COLLECTED DATA
##########
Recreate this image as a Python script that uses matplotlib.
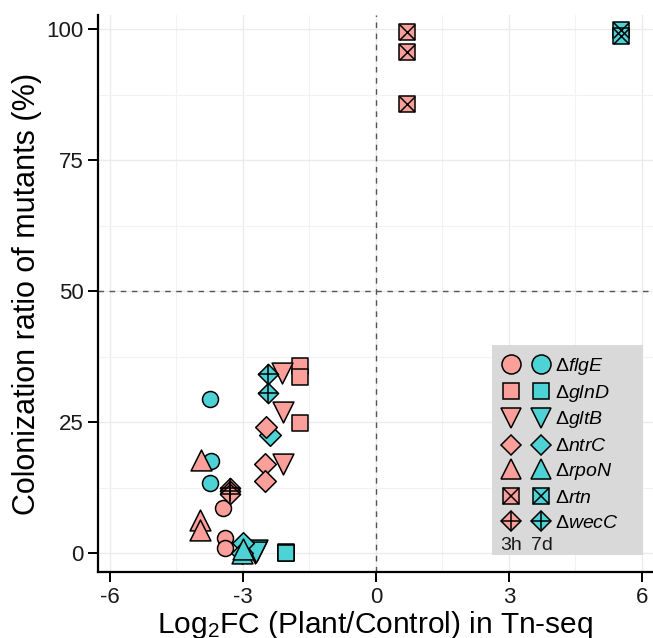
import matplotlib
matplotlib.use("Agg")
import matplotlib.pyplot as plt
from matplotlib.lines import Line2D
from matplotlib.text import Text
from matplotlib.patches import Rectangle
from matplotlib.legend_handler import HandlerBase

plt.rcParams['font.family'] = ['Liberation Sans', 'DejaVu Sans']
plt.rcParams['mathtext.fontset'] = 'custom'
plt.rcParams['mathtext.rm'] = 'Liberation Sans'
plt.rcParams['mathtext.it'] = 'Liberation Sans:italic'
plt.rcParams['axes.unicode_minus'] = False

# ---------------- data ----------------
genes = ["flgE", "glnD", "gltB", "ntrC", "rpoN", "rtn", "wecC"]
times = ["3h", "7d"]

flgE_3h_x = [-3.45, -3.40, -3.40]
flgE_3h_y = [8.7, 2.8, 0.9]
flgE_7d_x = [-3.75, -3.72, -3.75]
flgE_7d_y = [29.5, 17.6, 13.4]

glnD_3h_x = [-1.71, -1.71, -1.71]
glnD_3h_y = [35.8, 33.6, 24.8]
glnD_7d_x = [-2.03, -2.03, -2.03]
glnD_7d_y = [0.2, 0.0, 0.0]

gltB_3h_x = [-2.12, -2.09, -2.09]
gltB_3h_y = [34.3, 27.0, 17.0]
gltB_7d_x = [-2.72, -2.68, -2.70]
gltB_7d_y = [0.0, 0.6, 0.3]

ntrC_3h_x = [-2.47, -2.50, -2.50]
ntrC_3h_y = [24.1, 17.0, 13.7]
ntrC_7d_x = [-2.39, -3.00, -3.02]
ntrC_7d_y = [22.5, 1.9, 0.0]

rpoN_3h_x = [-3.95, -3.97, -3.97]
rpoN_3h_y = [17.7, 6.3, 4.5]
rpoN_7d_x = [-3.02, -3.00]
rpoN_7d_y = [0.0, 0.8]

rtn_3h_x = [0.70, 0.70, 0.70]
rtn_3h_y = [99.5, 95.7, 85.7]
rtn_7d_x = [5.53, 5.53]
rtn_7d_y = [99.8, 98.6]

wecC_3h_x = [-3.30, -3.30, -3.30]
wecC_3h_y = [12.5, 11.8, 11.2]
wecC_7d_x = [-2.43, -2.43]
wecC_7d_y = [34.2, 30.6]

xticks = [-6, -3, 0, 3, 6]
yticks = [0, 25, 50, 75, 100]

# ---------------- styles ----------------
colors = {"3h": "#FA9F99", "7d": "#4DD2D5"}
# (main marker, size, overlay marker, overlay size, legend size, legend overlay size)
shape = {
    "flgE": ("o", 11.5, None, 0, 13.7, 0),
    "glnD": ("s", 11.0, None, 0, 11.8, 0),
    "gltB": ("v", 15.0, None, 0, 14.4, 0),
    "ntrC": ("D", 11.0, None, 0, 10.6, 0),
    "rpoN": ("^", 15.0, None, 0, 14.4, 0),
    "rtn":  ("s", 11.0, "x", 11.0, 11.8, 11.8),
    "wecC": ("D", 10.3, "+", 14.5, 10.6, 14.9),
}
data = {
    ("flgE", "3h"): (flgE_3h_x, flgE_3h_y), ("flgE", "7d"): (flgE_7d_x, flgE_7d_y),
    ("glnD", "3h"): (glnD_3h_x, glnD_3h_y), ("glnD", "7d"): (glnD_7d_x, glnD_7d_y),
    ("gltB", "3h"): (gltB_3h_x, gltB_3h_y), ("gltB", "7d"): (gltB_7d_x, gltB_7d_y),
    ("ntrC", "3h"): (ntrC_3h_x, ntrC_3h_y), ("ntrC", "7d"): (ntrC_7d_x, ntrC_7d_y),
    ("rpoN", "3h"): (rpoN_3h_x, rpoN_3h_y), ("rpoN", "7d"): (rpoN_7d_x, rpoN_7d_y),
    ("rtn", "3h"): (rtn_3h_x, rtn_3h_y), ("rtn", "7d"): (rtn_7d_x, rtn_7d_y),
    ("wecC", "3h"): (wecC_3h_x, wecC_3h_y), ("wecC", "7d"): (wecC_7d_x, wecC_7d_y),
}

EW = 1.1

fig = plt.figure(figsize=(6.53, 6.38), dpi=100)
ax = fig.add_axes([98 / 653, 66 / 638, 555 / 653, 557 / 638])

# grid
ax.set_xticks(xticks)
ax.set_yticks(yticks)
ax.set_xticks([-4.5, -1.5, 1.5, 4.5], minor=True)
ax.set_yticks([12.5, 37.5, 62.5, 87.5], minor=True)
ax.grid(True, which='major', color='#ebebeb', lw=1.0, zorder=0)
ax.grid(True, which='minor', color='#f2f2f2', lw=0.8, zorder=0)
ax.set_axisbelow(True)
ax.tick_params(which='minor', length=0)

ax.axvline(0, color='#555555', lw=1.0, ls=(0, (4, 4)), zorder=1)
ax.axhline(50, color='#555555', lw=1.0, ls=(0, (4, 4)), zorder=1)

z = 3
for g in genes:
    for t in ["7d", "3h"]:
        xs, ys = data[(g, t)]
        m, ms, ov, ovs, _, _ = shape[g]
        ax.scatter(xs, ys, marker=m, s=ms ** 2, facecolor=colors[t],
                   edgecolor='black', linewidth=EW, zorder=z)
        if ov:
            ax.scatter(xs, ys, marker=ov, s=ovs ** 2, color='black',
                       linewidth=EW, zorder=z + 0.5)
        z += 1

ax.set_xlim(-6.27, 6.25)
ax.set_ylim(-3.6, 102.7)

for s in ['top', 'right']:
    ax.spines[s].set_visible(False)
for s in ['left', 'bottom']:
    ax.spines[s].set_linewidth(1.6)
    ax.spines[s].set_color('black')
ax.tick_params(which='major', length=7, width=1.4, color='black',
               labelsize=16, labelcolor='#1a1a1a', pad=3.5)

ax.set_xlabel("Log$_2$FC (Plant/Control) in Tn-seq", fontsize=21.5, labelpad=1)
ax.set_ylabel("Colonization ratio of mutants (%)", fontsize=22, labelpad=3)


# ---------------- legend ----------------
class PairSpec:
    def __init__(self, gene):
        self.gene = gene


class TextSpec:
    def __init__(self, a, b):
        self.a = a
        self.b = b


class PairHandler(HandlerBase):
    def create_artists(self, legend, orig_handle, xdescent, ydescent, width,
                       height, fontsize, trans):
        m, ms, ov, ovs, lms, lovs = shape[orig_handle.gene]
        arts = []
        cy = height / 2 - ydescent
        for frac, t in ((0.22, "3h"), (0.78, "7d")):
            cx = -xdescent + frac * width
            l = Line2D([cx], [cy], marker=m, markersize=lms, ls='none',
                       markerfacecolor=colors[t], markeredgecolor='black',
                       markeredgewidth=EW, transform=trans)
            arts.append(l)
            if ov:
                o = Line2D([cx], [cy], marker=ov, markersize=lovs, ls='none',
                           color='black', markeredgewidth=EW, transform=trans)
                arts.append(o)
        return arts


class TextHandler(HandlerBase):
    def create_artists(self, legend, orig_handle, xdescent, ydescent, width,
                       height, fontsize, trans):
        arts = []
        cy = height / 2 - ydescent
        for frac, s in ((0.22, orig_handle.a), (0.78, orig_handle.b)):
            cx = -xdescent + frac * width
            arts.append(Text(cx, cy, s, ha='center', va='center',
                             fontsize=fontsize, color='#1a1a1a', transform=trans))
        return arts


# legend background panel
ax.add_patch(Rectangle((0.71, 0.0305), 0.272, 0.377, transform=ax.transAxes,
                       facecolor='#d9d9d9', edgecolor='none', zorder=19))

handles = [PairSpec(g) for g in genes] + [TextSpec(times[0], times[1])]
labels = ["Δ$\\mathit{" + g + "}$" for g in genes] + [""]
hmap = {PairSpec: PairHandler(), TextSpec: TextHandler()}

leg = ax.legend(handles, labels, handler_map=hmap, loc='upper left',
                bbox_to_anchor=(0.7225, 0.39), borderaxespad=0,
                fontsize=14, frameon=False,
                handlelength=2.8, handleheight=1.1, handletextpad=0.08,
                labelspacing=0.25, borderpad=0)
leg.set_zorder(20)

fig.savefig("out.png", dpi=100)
##########
WORK TO COMPLETE
Repeat the listing above from its first line through the line that contains "yticks = [0, 25, 50, 75, 100]", both included, and nothing more. Drop the pictures.

RESPONSE TO THE TASK
Recreate this image as a Python script that uses matplotlib.
import matplotlib
matplotlib.use("Agg")
import matplotlib.pyplot as plt
from matplotlib.lines import Line2D
from matplotlib.text import Text
from matplotlib.patches import Rectangle
from matplotlib.legend_handler import HandlerBase

plt.rcParams['font.family'] = ['Liberation Sans', 'DejaVu Sans']
plt.rcParams['mathtext.fontset'] = 'custom'
plt.rcParams['mathtext.rm'] = 'Liberation Sans'
plt.rcParams['mathtext.it'] = 'Liberation Sans:italic'
plt.rcParams['axes.unicode_minus'] = False

# ---------------- data ----------------
genes = ["flgE", "glnD", "gltB", "ntrC", "rpoN", "rtn", "wecC"]
times = ["3h", "7d"]

flgE_3h_x = [-3.45, -3.40, -3.40]
flgE_3h_y = [8.7, 2.8, 0.9]
flgE_7d_x = [-3.75, -3.72, -3.75]
flgE_7d_y = [29.5, 17.6, 13.4]

glnD_3h_x = [-1.71, -1.71, -1.71]
glnD_3h_y = [35.8, 33.6, 24.8]
glnD_7d_x = [-2.03, -2.03, -2.03]
glnD_7d_y = [0.2, 0.0, 0.0]

gltB_3h_x = [-2.12, -2.09, -2.09]
gltB_3h_y = [34.3, 27.0, 17.0]
gltB_7d_x = [-2.72, -2.68, -2.70]
gltB_7d_y = [0.0, 0.6, 0.3]

ntrC_3h_x = [-2.47, -2.50, -2.50]
ntrC_3h_y = [24.1, 17.0, 13.7]
ntrC_7d_x = [-2.39, -3.00, -3.02]
ntrC_7d_y = [22.5, 1.9, 0.0]

rpoN_3h_x = [-3.95, -3.97, -3.97]
rpoN_3h_y = [17.7, 6.3, 4.5]
rpoN_7d_x = [-3.02, -3.00]
rpoN_7d_y = [0.0, 0.8]

rtn_3h_x = [0.70, 0.70, 0.70]
rtn_3h_y = [99.5, 95.7, 85.7]
rtn_7d_x = [5.53, 5.53]
rtn_7d_y = [99.8, 98.6]

wecC_3h_x = [-3.30, -3.30, -3.30]
wecC_3h_y = [12.5, 11.8, 11.2]
wecC_7d_x = [-2.43, -2.43]
wecC_7d_y = [34.2, 30.6]

xticks = [-6, -3, 0, 3, 6]
yticks = [0, 25, 50, 75, 100]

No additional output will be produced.